▶ _The task_: For each line below that contains the string "drawn", copy that line.

▶ _Supplied material_:
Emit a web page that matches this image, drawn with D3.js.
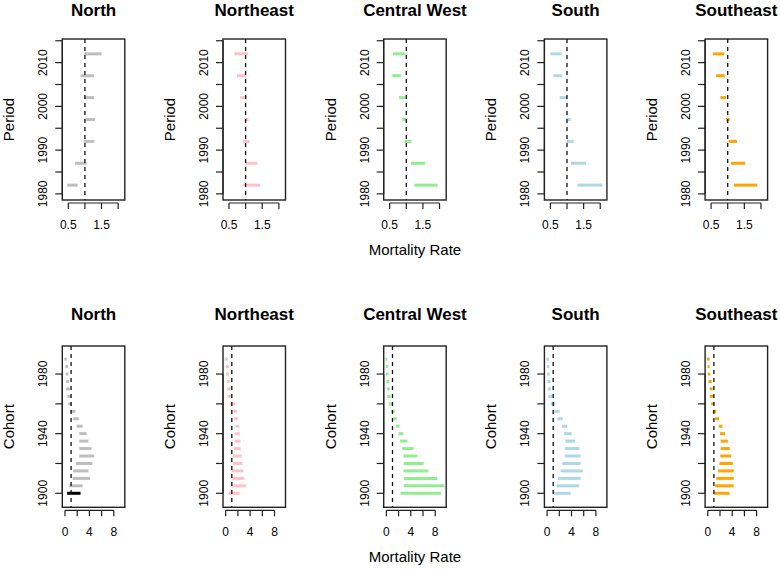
<!DOCTYPE html>
<html>
  <head>
    <title>Mortality Rate by Period and Cohort</title>
    <style>
      body,
      html {
        margin: 0;
        padding: 0;
        background: #fff;
      }
      svg {
        display: block;
        font-family: 'Liberation Sans', Arial, sans-serif;
      }
    </style>
  </head>
  <body>
    <svg id="svg" width="780" height="571"></svg>
    <script src="https://cdn.jsdelivr.net/npm/d3@7"></script>
    <script>
      const regions = ['North', 'Northeast', 'Central West', 'South', 'Southeast'];
      const colors = ['#bebebe', '#ffc0cb', '#90ee90', '#add8e6', '#ffa500'];

      // period effects (midpoint years), lower / upper per region
      const periods = [1982, 1987, 1992, 1997, 2002, 2007, 2012];
      const periodLower = [
        [0.47, 0.7, 0.97, 1.02, 0.98, 0.87, 0.98],
        [0.92, 0.99, 0.92, 0.96, 0.84, 0.74, 0.66],
        [1.24, 1.14, 0.94, 0.88, 0.78, 0.58, 0.6],
        [1.32, 1.12, 1.0, 0.99, 0.78, 0.59, 0.5],
        [1.19, 1.1, 1.03, 0.95, 0.78, 0.65, 0.56],
      ];
      const periodUpper = [
        [0.78, 1.05, 1.28, 1.3, 1.27, 1.27, 1.5],
        [1.44, 1.36, 1.12, 1.09, 1.04, 1.02, 1.07],
        [1.94, 1.57, 1.16, 1.02, 0.97, 0.84, 0.97],
        [2.06, 1.57, 1.2, 1.11, 1.0, 0.85, 0.84],
        [1.89, 1.52, 1.28, 1.06, 0.95, 0.91, 0.89],
      ];

      // cohort effects
      const cohorts = [
        1900, 1905, 1910, 1915, 1920, 1925, 1930, 1935, 1940, 1945, 1950, 1955,
        1960, 1965, 1970, 1975, 1980, 1985, 1990,
      ];
      const cohortLower = [
        [0.35, 0.7, 1.25, 1.35, 1.8, 2.35, 2.35, 2.35, 2.35, 1.9, 1.35, 0.9, 0.55, 0.4, 0.15, 0.2, 0.1, 0.05, -0.1],
        [0.45, 0.95, 1.05, 1.0, 1.2, 1.2, 1.33, 1.45, 1.5, 1.6, 1.33, 1.1, 0.77, 0.33, 0.2, 0.2, 0.05, 0, -0.15],
        [2.3, 2.85, 2.9, 2.8, 2.85, 2.8, 2.6, 2.25, 2.0, 1.55, 1.15, 0.8, 0.4, 0.15, 0.05, 0, -0.05, -0.1, -0.15],
        [1.1, 1.55, 1.8, 2.2, 2.5, 2.9, 2.9, 3.0, 2.8, 2.45, 1.7, 1.2, 0.6, 0.2, 0.1, 0.05, 0, -0.05, -0.1],
        [1.0, 1.2, 1.4, 1.7, 1.9, 2.05, 2.1, 2.1, 2.0, 1.8, 1.2, 0.8, 0.55, 0.35, 0.3, 0.1, 0, -0.05, -0.15],
      ];
      const cohortUpper = [
        [2.55, 2.9, 4.1, 3.85, 4.5, 4.8, 4.35, 3.85, 3.55, 2.9, 2.25, 1.7, 1.1, 0.9, 0.8, 0.65, 0.55, 0.5, 0.27],
        [2.3, 3.3, 3.05, 2.9, 2.75, 2.65, 2.45, 2.45, 2.3, 2.2, 2.05, 1.9, 1.6, 1.0, 0.8, 0.65, 0.55, 0.55, 0.33],
        [8.95, 9.5, 8.3, 6.9, 6.1, 5.1, 4.45, 3.45, 2.8, 2.15, 1.7, 1.35, 1.0, 0.7, 0.55, 0.5, 0.35, 0.3, 0.15],
        [3.85, 5.25, 5.5, 5.85, 5.5, 5.5, 5.3, 4.6, 4.0, 3.3, 2.55, 2.05, 1.4, 0.9, 0.6, 0.55, 0.45, 0.35, 0.3],
        [3.55, 4.25, 4.25, 4.25, 4.1, 3.85, 3.6, 3.3, 2.85, 2.4, 1.85, 1.4, 1.1, 0.95, 0.8, 0.65, 0.4, 0.3, 0.3],
      ];
      // reference cohort drawn in black
      const highlight = { region: 'North', cohort: 1900 };

      const periodXTicks = [0.5, 1, 1.5, 2];
      const periodXLabels = [0.5, 1.5];
      const periodYTicks = [1980, 1985, 1990, 1995, 2000, 2005, 2010, 2015];
      const periodYLabels = [1980, 1990, 2000, 2010];
      const cohortXTicks = [0, 2, 4, 6, 8];
      const cohortXLabels = [0, 4, 8];
      const cohortYTicks = [1900, 1920, 1940, 1960, 1980];
      const cohortYLabels = [1900, 1940, 1980];

      const svg = d3.select('#svg');
      const panelW = 62.5;
      const panelStep = 160.7;
      const firstLeft = 62.3;

      const rows = [
        {
          top: 39,
          bottom: 200,
          title: 16,
          ylab: 'Period',
          years: periods,
          lower: periodLower,
          upper: periodUpper,
          xDomain: [0.32, 2.2],
          yDomain: [1978.6, 2015.4],
          xTicks: periodXTicks,
          xLabels: periodXLabels,
          yTicks: periodYTicks,
          yLabels: periodYLabels,
        },
        {
          top: 346,
          bottom: 507.3,
          title: 320,
          ylab: 'Cohort',
          years: cohorts,
          lower: cohortLower,
          upper: cohortUpper,
          xDomain: [-0.44, 9.8],
          yDomain: [1890.6, 1998.8],
          xTicks: cohortXTicks,
          xLabels: cohortXLabels,
          yTicks: cohortYTicks,
          yLabels: cohortYLabels,
        },
      ];

      rows.forEach((row) => {
        regions.forEach((region, i) => {
          const left = firstLeft + i * panelStep;
          const x = d3.scaleLinear().domain(row.xDomain).range([left, left + panelW]);
          const y = d3.scaleLinear().domain(row.yDomain).range([row.bottom, row.top]);
          const g = svg.append('g');

          const data = row.years.map((yr, j) => ({
            year: yr,
            lo: row.lower[i][j],
            hi: row.upper[i][j],
          }));

          g.selectAll('line.bar')
            .data(data)
            .enter()
            .append('line')
            .attr('class', 'bar')
            .attr('x1', (d) => x(d.lo))
            .attr('x2', (d) => x(d.hi))
            .attr('y1', (d) => y(d.year))
            .attr('y2', (d) => y(d.year))
            .attr('stroke', (d) =>
              row.ylab === 'Cohort' && region === highlight.region && d.year === highlight.cohort
                ? '#000'
                : colors[i]
            )
            .attr('stroke-width', 3);

          // reference line at rate = 1
          g.append('line')
            .attr('x1', x(1))
            .attr('x2', x(1))
            .attr('y1', row.top)
            .attr('y2', row.bottom)
            .attr('stroke', '#111')
            .attr('stroke-width', 1.3)
            .attr('stroke-dasharray', '4,4');

          g.append('rect')
            .attr('x', left)
            .attr('y', row.top)
            .attr('width', panelW)
            .attr('height', row.bottom - row.top)
            .attr('fill', 'none')
            .attr('stroke', '#222')
            .attr('stroke-width', 1.4);

          // x axis
          const xa = g.append('g').attr('transform', `translate(0,${row.bottom + 3})`);
          xa.append('line')
            .attr('x1', x(row.xTicks[0]))
            .attr('x2', x(row.xTicks[row.xTicks.length - 1]))
            .attr('stroke', '#222')
            .attr('stroke-width', 1.2);
          xa.selectAll('line.tick')
            .data(row.xTicks)
            .enter()
            .append('line')
            .attr('class', 'tick')
            .attr('x1', (d) => x(d))
            .attr('x2', (d) => x(d))
            .attr('y1', 0)
            .attr('y2', 6)
            .attr('stroke', '#222')
            .attr('stroke-width', 1.2);
          g.selectAll('text.xlab')
            .data(row.xLabels)
            .enter()
            .append('text')
            .attr('class', 'xlab')
            .attr('x', (d) => x(d))
            .attr('y', row.bottom + 29)
            .attr('text-anchor', 'middle')
            .attr('font-size', 12)
            .text((d) => d);

          // y axis
          g.append('line')
            .attr('x1', left)
            .attr('x2', left)
            .attr('y1', y(row.yTicks[0]))
            .attr('y2', y(row.yTicks[row.yTicks.length - 1]))
            .attr('stroke', '#222')
            .attr('stroke-width', 1.2);
          g.selectAll('line.ytick')
            .data(row.yTicks)
            .enter()
            .append('line')
            .attr('class', 'ytick')
            .attr('x1', left - 7)
            .attr('x2', left)
            .attr('y1', (d) => y(d))
            .attr('y2', (d) => y(d))
            .attr('stroke', '#222')
            .attr('stroke-width', 1.2);
          g.selectAll('text.ylab')
            .data(row.yLabels)
            .enter()
            .append('text')
            .attr('class', 'ylab')
            .attr('transform', (d) => `translate(${left - 15},${y(d)}) rotate(-90)`)
            .attr('text-anchor', 'middle')
            .attr('font-size', 12)
            .text((d) => d);

          g.append('text')
            .attr('transform', `translate(${left - 48},${(row.top + row.bottom) / 2}) rotate(-90)`)
            .attr('text-anchor', 'middle')
            .attr('font-size', 15)
            .text(row.ylab);

          g.append('text')
            .attr('x', left + panelW / 2)
            .attr('y', row.title)
            .attr('text-anchor', 'middle')
            .attr('font-size', 17)
            .attr('font-weight', 'bold')
            .text(region);

          if (i === 2) {
            g.append('text')
              .attr('x', left + panelW / 2)
              .attr('y', row.bottom + 55)
              .attr('text-anchor', 'middle')
              .attr('font-size', 15)
              .text('Mortality Rate');
          }
        });
      });
    </script>
  </body>
</html>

▶ _Written answer_:
Emit a web page that matches this image, drawn with D3.js.
      // reference cohort drawn in black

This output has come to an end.